The time it takes for a road surface to return to a completely dry state after rain is highly variable, yet understanding this process is directly tied to driver safety. Wet pavement significantly reduces the friction between tires and the road, a phenomenon known as reduced skid resistance. The duration of this wet period, which can range from minutes to hours, is controlled by a balance of physical and environmental factors.
The Primary Factors Influencing Road Drying Time
The evaporation rate of water from a pavement surface is the primary mechanism determining drying time, and this process is heavily influenced by surrounding environmental conditions. Warmer air and road temperatures transfer more energy to the water molecules, accelerating their transition into vapor. Conversely, a high relative humidity level slows down evaporation because the surrounding air is already saturated with moisture, making it less able to absorb additional water.
Wind speed plays a significant role by continuously moving the air immediately above the road surface. This action carries away the moist air layer and replaces it with drier air, which maintains a high evaporation potential and speeds up drying. Direct sunlight also contributes substantially by warming the pavement, a factor that can reduce drying time more effectively than air temperature alone.
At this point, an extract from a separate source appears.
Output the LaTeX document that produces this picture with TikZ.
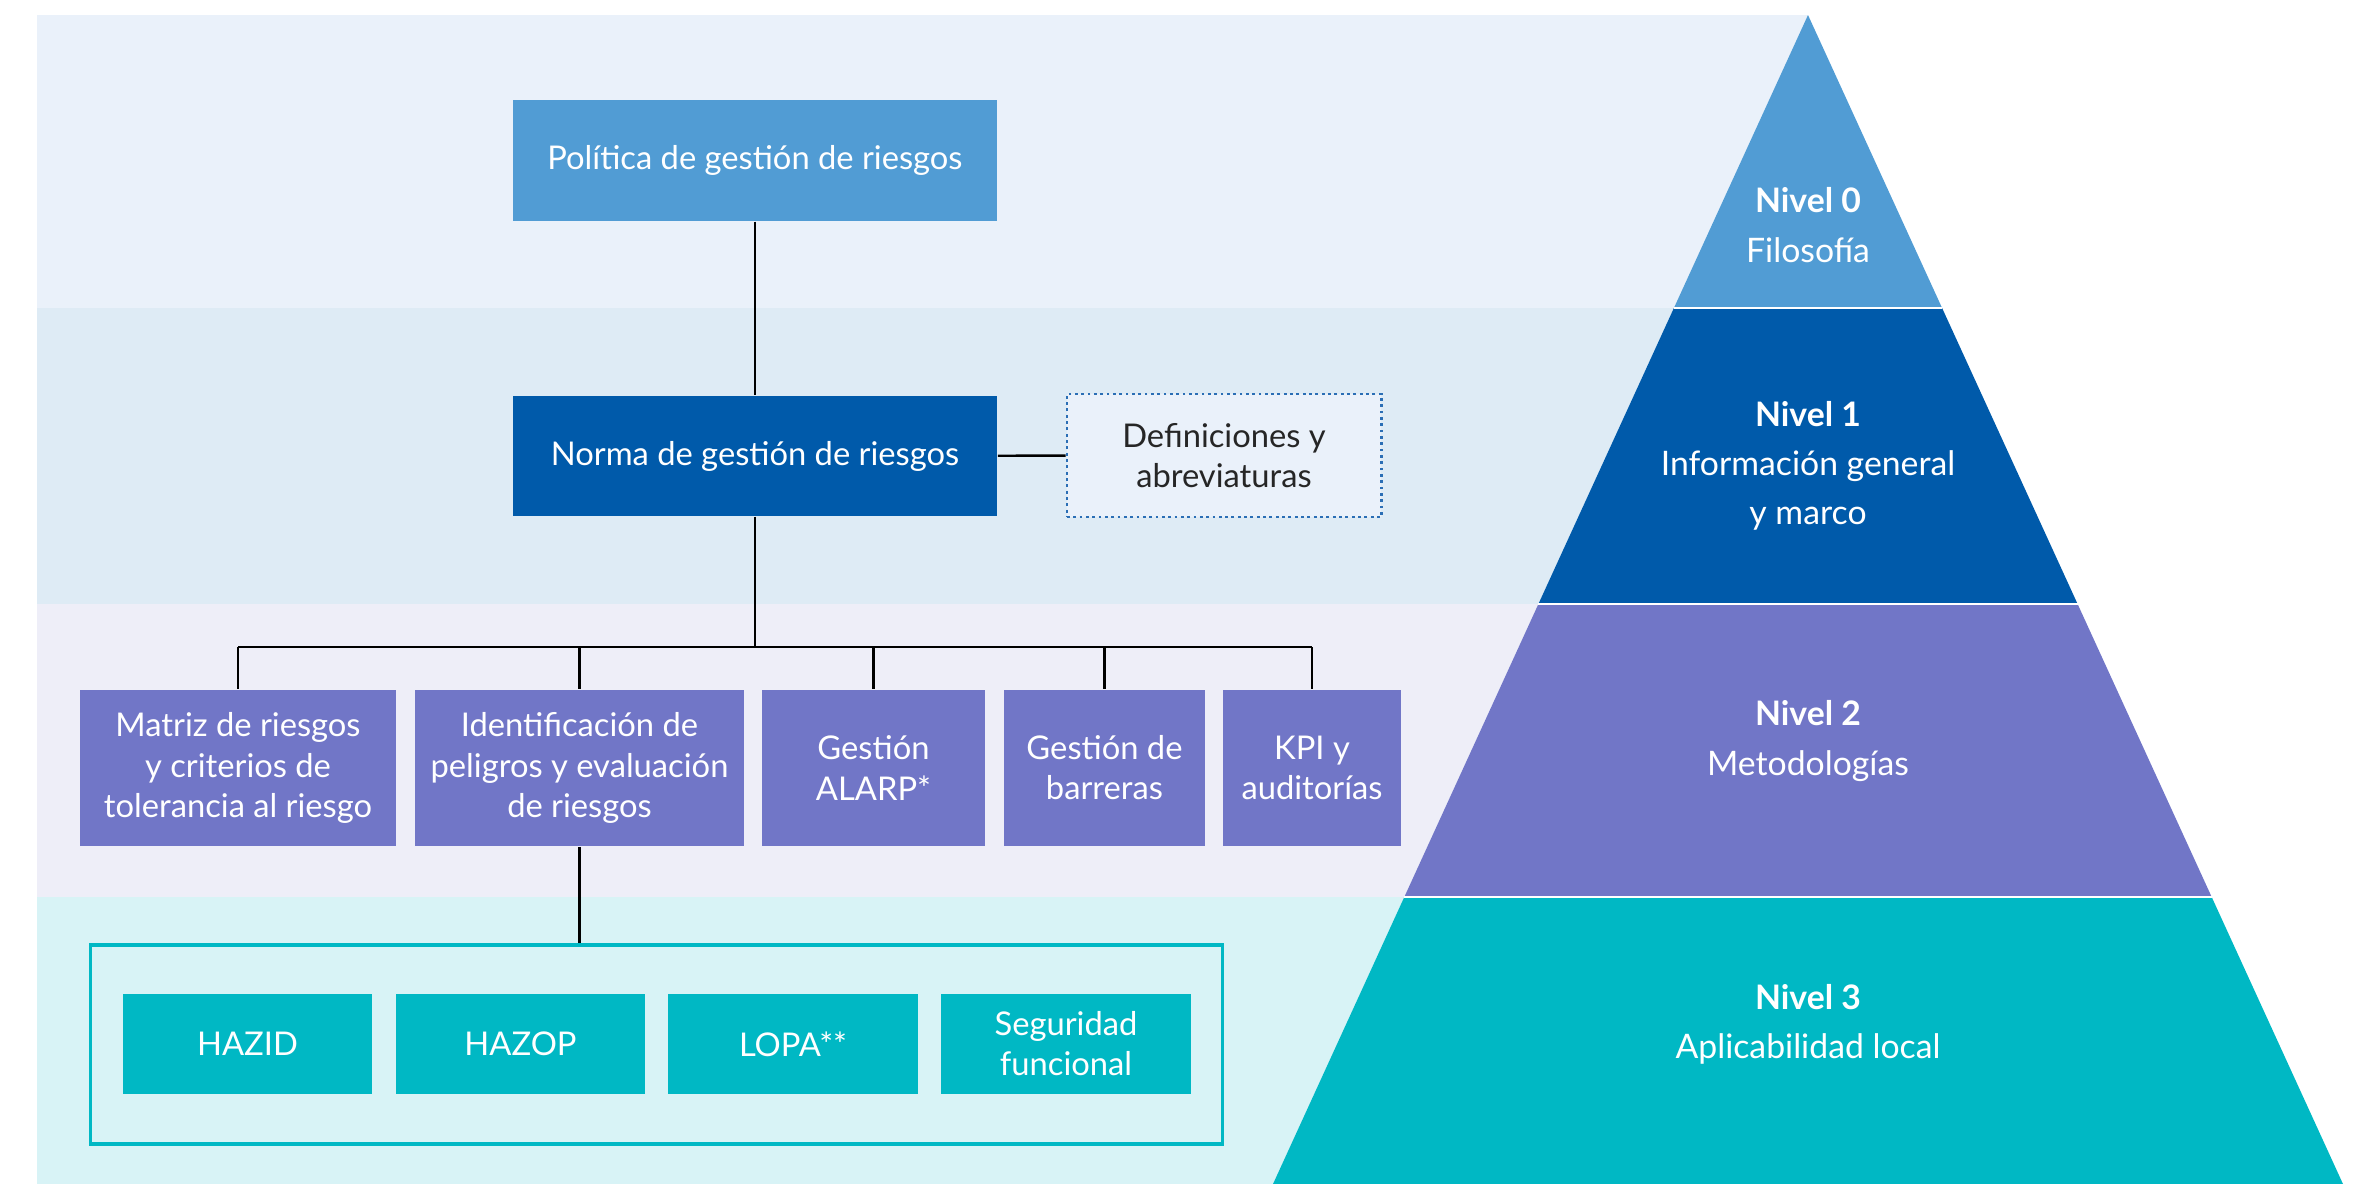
\documentclass[tikz,border=0pt]{standalone}
\usepackage{fontspec}
\setmainfont{Lato}
\usepackage{xcolor}
\usetikzlibrary{positioning}
\definecolor{nivel0}{HTML}{519CD4}
\definecolor{nivel1}{HTML}{005AAA}
\definecolor{nivel2}{HTML}{7176C7}
\definecolor{nivel3}{HTML}{00B8C4}
\definecolor{banda0}{HTML}{EAF1FA}
\definecolor{banda1}{HTML}{DEEBF5}
\definecolor{banda2}{HTML}{EEEEF8}
\definecolor{banda3}{HTML}{D8F3F6}
\definecolor{puntos}{HTML}{2A6EB5}

\begin{document}
\begin{tikzpicture}[x=0.01cm, y=-0.01cm,
      box/.style={rectangle, inner sep=0pt, align=center, text=white, font=\fontsize{9.3}{11.4}\selectfont},
      type-policy/.style={box, fill=nivel0, minimum width=4.84cm, minimum height=1.21cm},
      type-norm/.style={box, fill=nivel1, minimum width=4.84cm, minimum height=1.2cm},
      type-defs/.style={box, draw=puntos, densely dotted, line width=0.8pt, fill=banda0, text=black!85, minimum width=3.14cm, minimum height=1.23cm},
      type-method/.style={box, fill=nivel2, minimum height=1.56cm},
      type-local/.style={box, fill=nivel3, minimum width=2.49cm, minimum height=0.99cm},
      type-group/.style={rectangle, draw=nivel3, line width=0.9pt, fill=banda3, minimum width=11.31cm, minimum height=1.99cm},
      level-label/.style={align=center, text=white, font=\fontsize{9.6}{14}\selectfont},
      link/.style={line width=0.7pt}
    ]
      \useasboundingbox (0,0) rectangle (2368,1184);
      \coordinate (apex) at (1808,15);
      \coordinate (l1) at (1673.9,308);
      \coordinate (r1) at (1942.1,308);
      \coordinate (l2) at (1538.4,604);
      \coordinate (r2) at (2077.6,604);
      \coordinate (l3) at (1404.3,897);
      \coordinate (r3) at (2211.7,897);
      \coordinate (l4) at (1273,1184);
      \coordinate (r4) at (2343,1184);
      % bandas
      \fill[banda0] (37,15) -- (apex) -- (l1) -- (37,308) -- cycle;
      \fill[banda1] (37,308) -- (l1) -- (l2) -- (37,604) -- cycle;
      \fill[banda2] (37,604) -- (l2) -- (l3) -- (37,897) -- cycle;
      \fill[banda3] (37,897) -- (l3) -- (l4) -- (37,1184) -- cycle;
      % piramide
      \fill[nivel0] (apex) -- (r1) -- (l1) -- cycle;
      \fill[nivel1] (l1) -- (r1) -- (r2) -- (l2) -- cycle;
      \fill[nivel2] (l2) -- (r2) -- (r3) -- (l3) -- cycle;
      \fill[nivel3] (l3) -- (r3) -- (r4) -- (l4) -- cycle;
      \draw[white, line width=0.6pt] (l1) -- (r1) (l2) -- (r2) (l3) -- (r3);
      \node[level-label] (n0) at (1808,225) {\textbf{Nivel 0}\\Filosofía};
      \node[level-label] (n1) at (1808,466) {\textbf{Nivel 1}\\Información general\\y marco};
      \node[level-label] (n2) at (1808,741) {\textbf{Nivel 2}\\Metodologías};
      \node[level-label] (n3) at (1808,1024) {\textbf{Nivel 3}\\Aplicabilidad local};
      % organigrama
      \node[type-policy] (politica) at (755,160.5) {Política de gestión de riesgos};
      \node[type-norm] (norma) at (755,456) {Norma de gestión de riesgos};
      \node[type-defs] (defs) at (1224,455.5) {Definiciones y\\abreviaturas};
      \node[type-method, minimum width=3.16cm] (matriz) at (238,768) {Matriz de riesgos\\y criterios de\\tolerancia al riesgo};
      \node[type-method, minimum width=3.29cm] (identificacion) at (579.5,768) {Identificación de\\peligros y evaluación\\de riesgos};
      \node[type-method, minimum width=2.23cm] (alarp) at (873.5,768) {Gestión\\ALARP*};
      \node[type-method, minimum width=2.01cm] (barreras) at (1104.5,768) {Gestión de\\barreras};
      \node[type-method, minimum width=1.78cm] (kpi) at (1312,768) {KPI y\\auditorías};
      \node[type-group] (locales) at (656.5,1044.5) {};
      \node[type-local] (hazid) at (247.5,1044) {HAZID};
      \node[type-local] (hazop) at (520.5,1044) {HAZOP};
      \node[type-local] (lopa) at (793,1044) {LOPA**};
      \node[type-local] (seguridad) at (1066,1044) {Seguridad\\funcional};
      \coordinate (bus) at (755,647);
      \draw[link] (politica) -- (norma);
      \draw[link] (norma) -- (defs);
      \draw[link] (norma) -- (bus);
      \draw[link] (bus -| matriz.north) -- (bus -| kpi.north);
      \foreach \n in {matriz,identificacion,alarp,barreras,kpi}
        \draw[link] (bus -| \n.north) -- (\n.north);
      \draw[link] (identificacion) -- (identificacion.south |- locales.north);
    \end{tikzpicture}
\end{document}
The material and texture of the road surface also affect how long water persists. Asphalt pavement, being a darker material, tends to absorb more solar radiation, which aids in drying. The road’s texture and porosity also matter, as a rougher surface allows for better drainage, while cracks and worn sections can trap and hold water for extended periods.
General Timeframes for Road Surface Recovery
Under average conditions (moderate temperature, low humidity, and light breeze), a road surface may dry relatively quickly, often taking between 30 minutes to two hours after the rain stops. This timeframe can be reduced to as little as 5 to 30 minutes under ideal conditions with strong sun and wind. When heavy or sustained rainfall occurs, roads become saturated, and standing water (“ponding”) can dramatically extend the drying period to several hours.
A particularly hazardous period occurs at the start of a rain event, known as the “slickness window.” During the first 10 to 15 minutes of rain, water mixes with accumulated residues on the road, such as oil, grease, and tire rubber. This mixture forms a thin, greasy film that drastically reduces tire traction. Only after 15 to 30 minutes of continuous, heavier rain are these surface oils flushed into the drainage system, making the road safer than during the initial downpour.
High-Risk Areas Where Water Persists
Certain locations consistently retain moisture longer or cool more rapidly, creating localized hazards even when the general roadway appears dry. Bridges and overpasses are prime examples of this, as they are exposed to air circulation from both their upper and lower surfaces. Unlike ground-level roads, which benefit from the insulating warmth of the earth beneath them, elevated structures lose heat more rapidly, causing them to cool faster and stay wet longer.
Areas under dense tree canopies, tunnels, or tall buildings often experience delayed drying because they are shielded from direct sunlight and wind. This shielding prevents the warming necessary for evaporation, allowing moisture to linger. Road sections with poor design or drainage, such as dips, low spots, or areas near curbs, will also hold standing water long after the rest of the pavement has recovered.